The data were 62,811 patients five years prior to the start of treatment for sleep apnea in Sweden. Between July 2010 and March 2018, patients were treated with continuous positive airway pressure (CPAP), which provides a positive pressure of air through a mask to keep the airways open during sleep. The researchers linked these data with data from the Swedish National Cancer Registry and socio-economic data from Statistics Sweden. They matched 2,093 patients with sleep apnea and a diagnosis of cancer up to five years before  sleep apnea diagnosis with a control group of 2,093 patients with sleep apnea  but no cancer. They measured the severity of sleep apnea with the apnoea hypopnea index (AHI), which measures the number of breathing disturbances during sleep, or the oxygen desaturation index (ODI), which measures how many times an hour levels of oxygen in the blood fall by at least 3% for ten seconds or longer.
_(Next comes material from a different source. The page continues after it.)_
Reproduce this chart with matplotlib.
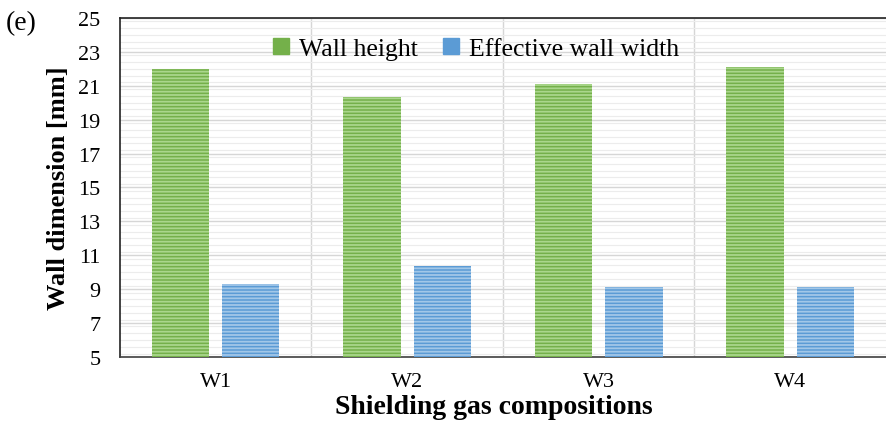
import matplotlib
matplotlib.use("Agg")
import matplotlib.pyplot as plt
import numpy as np
from matplotlib.patches import Patch
from matplotlib.ticker import MultipleLocator

categories = ["W1", "W2", "W3", "W4"]
wall_height = [22.0, 20.35, 21.1, 22.1]
wall_width = [9.3, 10.35, 9.1, 9.1]

plt.rcParams['font.family'] = ['Liberation Serif', 'DejaVu Serif']
plt.rcParams['hatch.linewidth'] = 1.3

green, green_l = '#74B04A', '#AAD68C'
blue, blue_l = '#5B9BD5', '#A2C7E8'

fig = plt.figure(figsize=(8.86, 4.27), dpi=100)
ax = fig.add_axes([0.1354, 0.1616, 0.8646, 0.794])

x = np.arange(len(categories))
w = 0.30
off = 0.183

def striped_bars(xs, vals, base, stripe):
    ax.bar(xs, np.array(vals) - 5, w, bottom=5, color=base, linewidth=0, zorder=3)
    plt.rcParams['hatch.color'] = stripe
    ax.bar(xs, np.array(vals) - 5, w, bottom=5, facecolor='none', edgecolor=stripe,
           hatch='-----', linewidth=0, zorder=4)

striped_bars(x - off, wall_height, green, green_l)
striped_bars(x + off, wall_width, blue, blue_l)

ax.set_xlim(-0.5, 3.5)
ax.set_ylim(5, 25)
ax.yaxis.set_major_locator(MultipleLocator(2))
ax.yaxis.set_minor_locator(MultipleLocator(0.4))
ax.set_xticks(x)
ax.set_xticklabels(categories)
ax.set_xticks([0.5, 1.5, 2.5], minor=True)
ax.set_yticks([5, 7, 9, 11, 13, 15, 17, 19, 21, 23, 25])

ax.grid(True, which='major', axis='y', color='#d6d6d6', linewidth=1.0, zorder=0)
ax.grid(True, which='minor', axis='y', color='#ececec', linewidth=0.8, zorder=0)
ax.grid(True, which='minor', axis='x', color='#d6d6d6', linewidth=1.0, zorder=0)
ax.set_axisbelow(True)

ax.tick_params(axis='y', which='both', length=0, labelsize=16, pad=14)
ax.tick_params(axis='x', which='both', length=0, labelsize=16, pad=11)

for s in ['left', 'top', 'bottom']:
    ax.spines[s].set_color('#222222')
    ax.spines[s].set_linewidth(1.2)
ax.spines['bottom'].set_color('#404040')
ax.spines['right'].set_visible(False)

ax.set_ylabel('Wall dimension [mm]', fontsize=19, fontweight='bold', labelpad=6)
ax.set_xlabel('Shielding gas compositions', fontsize=20, fontweight='bold', labelpad=0)
ax.xaxis.set_label_coords(0.488, -0.11)

handles = [Patch(facecolor=green, edgecolor=green), Patch(facecolor=blue, edgecolor=blue)]
ax.legend(handles, ['Wall height', 'Effective wall width'], loc='upper center',
          bbox_to_anchor=(0.465, 1.01), ncol=2, frameon=False, fontsize=18.5,
          handlelength=0.6, handleheight=0.6, handletextpad=0.4, columnspacing=1.0)

fig.text(0.006, 0.93, '(e)', fontsize=20)

fig.savefig('out.png', dpi=100)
Patients with cancer had slightly more severe sleep apnea, as measured by an apnoea hypopnea index average of 32 versus 30, and an oxygen desaturation index of 28 versus 26. In further analysis of subgroups, ODI was higher in patients with lung cancer (38 versus 27) prostate cancer (28 versus 24) and malignant melanoma (32 versus 25).

So there is a small association but no causal link. It also did not take into account numerous other lifestyle factors that could be involved.